Speaking of moms — and dads — WCCO has a relatively lengthy look at a U program that helps unmarried parents come together. Marriage is tacitly pushed, but the story indicates it’s unaggressive. Fundamentally, the taxpayer-sponsored Minnesota Family Formation Project is about relationship support.
The driver was allegedly going 80 mph when he slammed into and killed a mom on Minneapolis’s Lake Street, the Strib reports. A 15-year-old has been charged with two counts of criminal vehicular homicide, among six felony counts. But didn’t only one person die? Reporters spoke to the boy’s mom (“My son is not a monster”) but won’t identify the juvenile.

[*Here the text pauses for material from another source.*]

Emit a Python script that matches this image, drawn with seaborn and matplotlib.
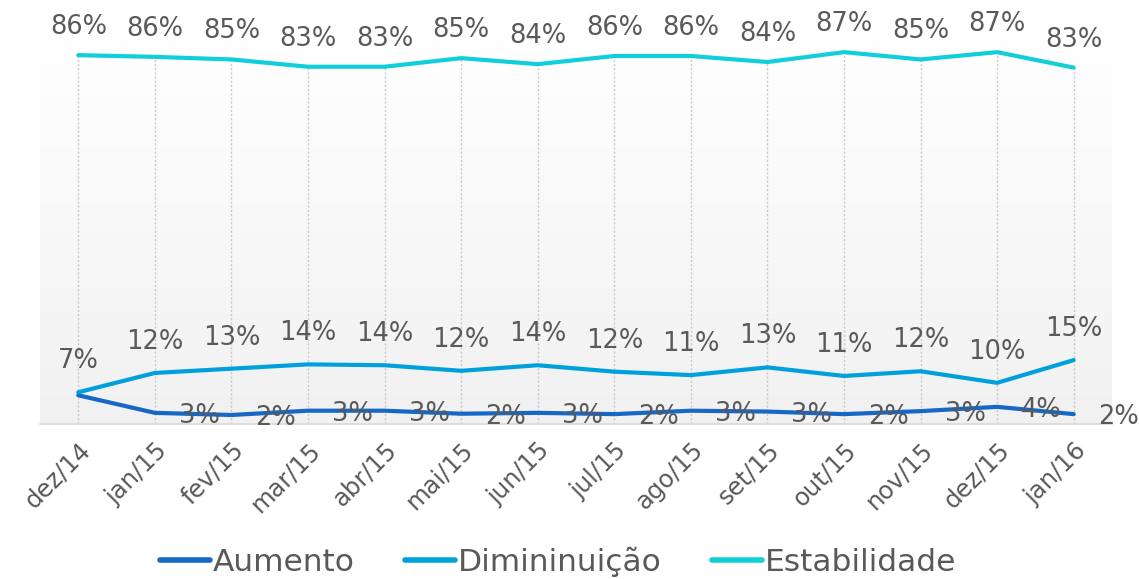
import numpy as np
import pandas as pd
import matplotlib
matplotlib.use("Agg")
import matplotlib.pyplot as plt
import seaborn as sns

months = ["dez/14", "jan/15", "fev/15", "mar/15", "abr/15", "mai/15", "jun/15",
          "jul/15", "ago/15", "set/15", "out/15", "nov/15", "dez/15", "jan/16"]
aumento = [6.7, 2.6, 2.1, 3.1, 3.1, 2.4, 2.6, 2.3, 3.1, 2.9, 2.3, 3.0, 4.0, 2.3]
diminuicao = [7.4, 11.9, 12.9, 13.9, 13.7, 12.4, 13.7, 12.2, 11.4, 13.2, 11.2, 12.3, 9.6, 14.9]
estabilidade = [86.0, 85.6, 85.0, 83.3, 83.3, 85.3, 83.9, 85.8, 85.8, 84.4, 86.7, 85.0, 86.7, 83.1]
series_names = ["Aumento", "Dimininuição", "Estabilidade"]
colors = ["#1767c4", "#00a0dc", "#10cfda"]

sns.set_theme(style="white")
plt.rcParams['font.family'] = ['DejaVu Sans']

df = pd.DataFrame({
    "mes": months * 3,
    "x": list(range(len(months))) * 3,
    "valor": aumento + diminuicao + estabilidade,
    "serie": [series_names[0]] * len(months) + [series_names[1]] * len(months) + [series_names[2]] * len(months),
})

fig = plt.figure(figsize=(11.39, 5.79), dpi=100)
ax = fig.add_axes([40 / 1139, 1 - 424 / 579, (1112 - 40) / 1139, (424 - 38) / 579])

n = len(months)
ax.set_xlim(-0.5, n - 0.5)
ax.set_ylim(0, 90)

# gradient background
grad = np.linspace(0, 1, 256).reshape(-1, 1)
cmap = matplotlib.colors.LinearSegmentedColormap.from_list("bg", ["#f1f1f1", "#ffffff"])
ax.imshow(grad, aspect="auto", cmap=cmap, origin="lower",
          extent=(-0.5, n - 0.5, 0, 90), zorder=0)

# drop lines
ax.vlines(range(n), 0, estabilidade, colors="#c8c8c8", linestyles=(0, (1.5, 1.5)),
          linewidth=1.0, zorder=1)

sns.lineplot(data=df, x="x", y="valor", hue="serie", hue_order=series_names,
             palette=colors, linewidth=3.0, ax=ax, sort=False, legend=True,
             zorder=3)

lab_color = "#595959"
fs = 18.5
for i in range(n):
    ax.annotate(f"{int(estabilidade[i] + 0.5)}%", (i, estabilidade[i]),
                xytext=(0, 28), textcoords="offset pixels", ha="center", va="center",
                fontsize=fs, color=lab_color, zorder=5)
    ax.annotate(f"{int(diminuicao[i] + 0.5)}%", (i, diminuicao[i]),
                xytext=(0, 31), textcoords="offset pixels", ha="center", va="center",
                fontsize=fs, color=lab_color, zorder=5)
    if i > 0:
        ax.annotate(f"{int(aumento[i] + 0.5)}%", (i, aumento[i]),
                    xytext=(24, -3), textcoords="offset pixels", ha="left", va="center",
                    fontsize=fs, color=lab_color, zorder=5)

# axes styling
for s in ["top", "right", "left"]:
    ax.spines[s].set_visible(False)
ax.spines["bottom"].set_color("#d9d9d9")
ax.spines["bottom"].set_linewidth(1.2)
ax.set_yticks([])
ax.set_xticks(range(n))
ax.set_xticklabels(months, rotation=45, ha="right", rotation_mode="anchor",
                   fontsize=17.5, color=lab_color)
ax.set_xticks(np.arange(-0.5, n, 1.0), minor=True)
ax.tick_params(axis="x", which="major", length=0, pad=10)
ax.tick_params(axis="x", which="minor", length=7, color="#d9d9d9", width=1.2, direction="out")
ax.set_xlabel("")
ax.set_ylabel("")

handles, labels = ax.get_legend_handles_labels()
for h in handles:
    h.set_linewidth(4)
leg = fig.legend(handles, labels, loc="center", bbox_to_anchor=(558 / 1139, 1 - 562 / 579),
                 ncol=3, frameon=False, fontsize=22.5, handlelength=1.6, columnspacing=1.6,
                 handletextpad=0.1, labelcolor=lab_color)
ax.get_legend().remove()

fig.savefig("out.png", dpi=100, facecolor="white")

“Puking Republicans” may get more guzzle time. The PiPress reports that a House Committee passed the GOP Convention 4 a.m. bar closing bill. Now any city in the seven-county metro can sign up, and charge up to a $2,500 fee to barkeeps for five days of late nights. (No Friday or Saturday action.) If cities go all-in fee-wise, that should keep demand down. Reporter Tad Vezner says St. Paul may reconsider its opposition.
Day two, bonding bill veto: In a story on St. Paul’s veto fusillade, the Strib quotes House GOP leader Marty Seifert saying he and GOP Senate counterpart Dave Senjem had projects vetoed. What and how big were they?
More bonding: WCCO’s Pat Kessler showcases DFLers beefing over the LRT veto, calling the pre-deal bleating the “storm before the calm.” The PiPress’s Bill Salisbury has a nice rundown of all the moving pieces.
AP reports that the National Transportation Safety Board chief says MnDOT and its consultants are not being obstructionist. It was all a misunderstanding! Staff had “concerns that those parties might proceed independently if they perceived we were not actively pursuing the investigation for an extended period of time because of the demands of a public hearing,” Mark Rosenker argues. I think few Minnesotans will call his group the National Transparent Safety Board.
I’m just getting up to speed on Maplewood’s dysfunctional city government, but the PiPress’s Elizabeth Mohr says the fractiousness may cause an insurer to dump the city’s policy. Four employment claims in two years plus a land-use suit and a million bucks in litigation losses will do that to you.
Neat Strib story about Dakota County’s new “natural park.” It’s part of a “young, young, young” park system that enviros praise. David Peterson crafts an engaging tale of the family that’s selling the land, complete with a homemade “Lake Inferior.”
Oooh — walking life-sized dinosaurs. See you at the X June 11-15. Strib doesn’t list prices, but PiPress does: $30-$75. They go on sale Saturday at 11 a.m. Promo video here.
I can still taste the garlic fries at San Francisco’s ballpark – and that’s a good thing – so I’m keenly interested in the Twins’ new stadium fare. However, I’m not looking forward to fried cheese curd stench (with, uh, port wine sauce?). WCCO’s Lisa Kiava is also down on the curds, but walleye tacos and stadium-sauced wild-rice brats sound good. (The concessionaire does Milwaukee’s state-of-the-brat Miller Park.) Mark Rosen makes a great point: Bring back old-time Frost-T-Malts! Prices?
Nort spews: Last week, I complained about the papers’ NHL standings; this week, in the wake of another Wolves loss (121-119 to Charlotte), it’s the NBA. Conventional standings? Fine. But why not lottery standings given our woeful state?